Paradoxerweise ziert das berühmte Foto des Stegs am Lake Rotoiti viele Neuseeland-Werbekampagnen, doch die meisten Reisenden wüssten kaum, Saint Arnaud auf der Karte zu finden.
Viele Besucher, die Richtung Blenheim oder Picton zum Fähranleger fahren, kommen an Saint Arnaud vorbei. Da der See von der Straße aus nicht sichtbar ist (man muss nach Kerr Bay abbiegen), halten die meisten gar nicht erst an.
Reisende zwischen Nelson und den Pancake Rocks von Punakaiki folgen zudem der SH6, wie es das Navi empfiehlt. Damit sparen sie 15 Minuten (20 km) – und verpassen Saint Arnaud.
Dabei lohnt sich der Blick auf den See unbedingt, auch wenn man keine große Wanderung unternimmt, die meist eine Übernachtung erfordert.
Die Unterkunftsmöglichkeiten sind sehr begrenzt, deshalb ist Vorausplanung wichtig. Es gibt einige Motels sowie zwei große Campingplätze in Kerr Bay und West Bay.
Ein Besuch in Saint Arnaud bedeutet klar, die ausgetretenen Pfade zu verlassen. In der Hochsaison ist es noch recht belebt, aber den Rest des Jahres begegnet man stundenlang niemandem – mitten in der Natur.

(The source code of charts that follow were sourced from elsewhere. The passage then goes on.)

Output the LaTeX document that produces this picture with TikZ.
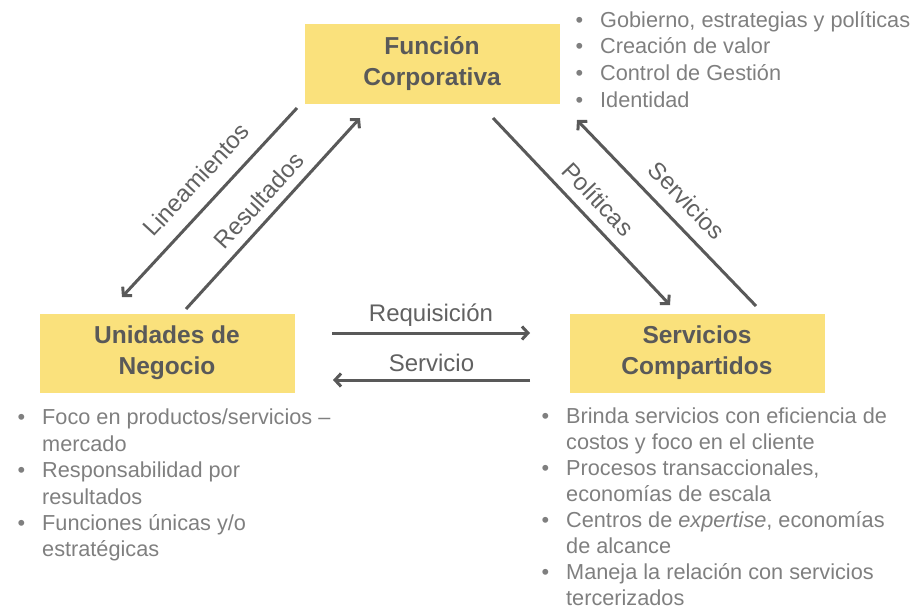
\documentclass[tikz,border=0pt]{standalone}
\usepackage{fontspec}
\setmainfont{Liberation Sans}
\usetikzlibrary{arrows.meta}

\definecolor{amarillo}{HTML}{FAE17C}
\definecolor{grisosc}{HTML}{595959}
\definecolor{grisclaro}{HTML}{7F7F7F}

\tikzset{
  caja/.style={fill=amarillo, minimum width=255pt, minimum height=79pt, align=center,
    font=\fontsize{24.5}{31}\selectfont\bfseries, text=grisosc},
  flecha/.style={draw=grisosc, line width=3pt, -{Straight Barb[length=6pt,width=13pt]}},
  etiqueta/.style={font=\fontsize{24}{28}\selectfont, text=grisosc!95, inner xsep=0pt},
  lista/.style={align=left, anchor=north west, inner sep=0pt,
    font=\fontsize{21.7}{26.4}\selectfont, text=grisclaro},
}
\newcommand{\vineta}{\llap{\textbullet\hspace{17pt}}}

\begin{document}
\begin{tikzpicture}[x=1pt,y=1pt]
  \useasboundingbox (0,0) rectangle (916,-610);

  % cajas
  \node[caja] (corp) at (432,-64) {Función\\Corporativa};
  \node[caja] (negocio) at (167,-353) {Unidades de\\Negocio};
  \node[caja] (compartidos) at (697,-353) {Servicios\\Compartidos};

  % extremos de las flechas
  \coordinate (lin-a) at (297,-108);
  \coordinate (lin-b) at (122,-297);
  \coordinate (res-a) at (186,-309);
  \coordinate (res-b) at (360,-118);
  \coordinate (pol-a) at (493,-118);
  \coordinate (pol-b) at (670,-305);
  \coordinate (ser-a) at (756,-306);
  \coordinate (ser-b) at (577,-120);
  \coordinate (req-a) at (332,-333);
  \coordinate (req-b) at (530,-333);
  \coordinate (srv-a) at (530,-380);
  \coordinate (srv-b) at (333,-380);

  \draw[flecha] (lin-a) -- node[etiqueta, sloped, above, pos=.47, inner ysep=15pt] {Lineamientos} (lin-b);
  \draw[flecha] (res-a) -- node[etiqueta, sloped, above, pos=.5, inner ysep=9pt] {Resultados} (res-b);
  \draw[flecha] (pol-a) -- node[etiqueta, sloped, above, pos=.51, inner ysep=10.5pt] {Políticas} (pol-b);
  \draw[flecha] (ser-a) -- node[etiqueta, sloped, above, pos=.48, inner ysep=13pt] {Servicios} (ser-b);
  \draw[flecha] (req-a) -- node[etiqueta, above, inner ysep=5pt] {Requisición} (req-b);
  \draw[flecha] (srv-a) -- node[etiqueta, above, inner ysep=7pt] {Servicio} (srv-b);

  % listas
  \node[lista, font=\fontsize{21.7}{26.7}\selectfont] (lista-corp) at (600,-11) {\vineta Gobierno, estrategias y políticas\\
    \vineta Creación de valor\\
    \vineta Control de Gestión\\
    \vineta Identidad};
  \node[lista] (lista-negocio) at (42,-409) {\vineta Foco en productos/servicios –\\
    mercado\\
    \vineta Responsabilidad por\\
    resultados\\
    \vineta Funciones únicas y/o\\
    estratégicas};
  \node[lista, font=\fontsize{21.7}{26}\selectfont] (lista-compartidos) at (566,-408) {\vineta Brinda servicios con eficiencia de\\
    costos y foco en el cliente\\
    \vineta Procesos transaccionales,\\
    economías de escala\\
    \vineta Centros de \textit{expertise}, economías\\
    de alcance\\
    \vineta Maneja la relación con servicios\\
    tercerizados};
\end{tikzpicture}
\end{document}
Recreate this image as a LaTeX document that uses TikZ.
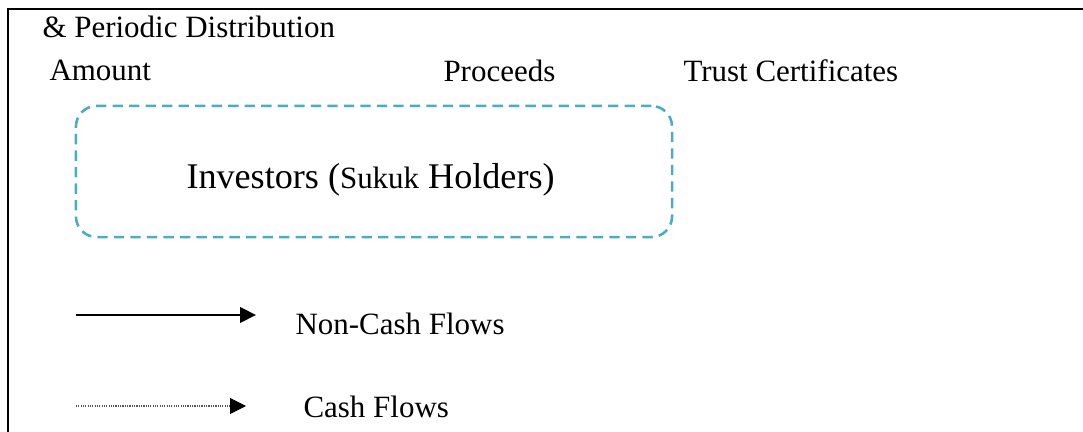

Manche mögen das beängstigend finden, doch Einsamkeit ist in der heutigen, schnellen Welt ein Luxus – und die Erfahrung bleibt unvergesslich.
Weitere Überraschungen warten am benachbarten Lake Rotoroa, wo schwarze Schwäne schwimmen. Doch das ist ein Thema für ein anderes Mal.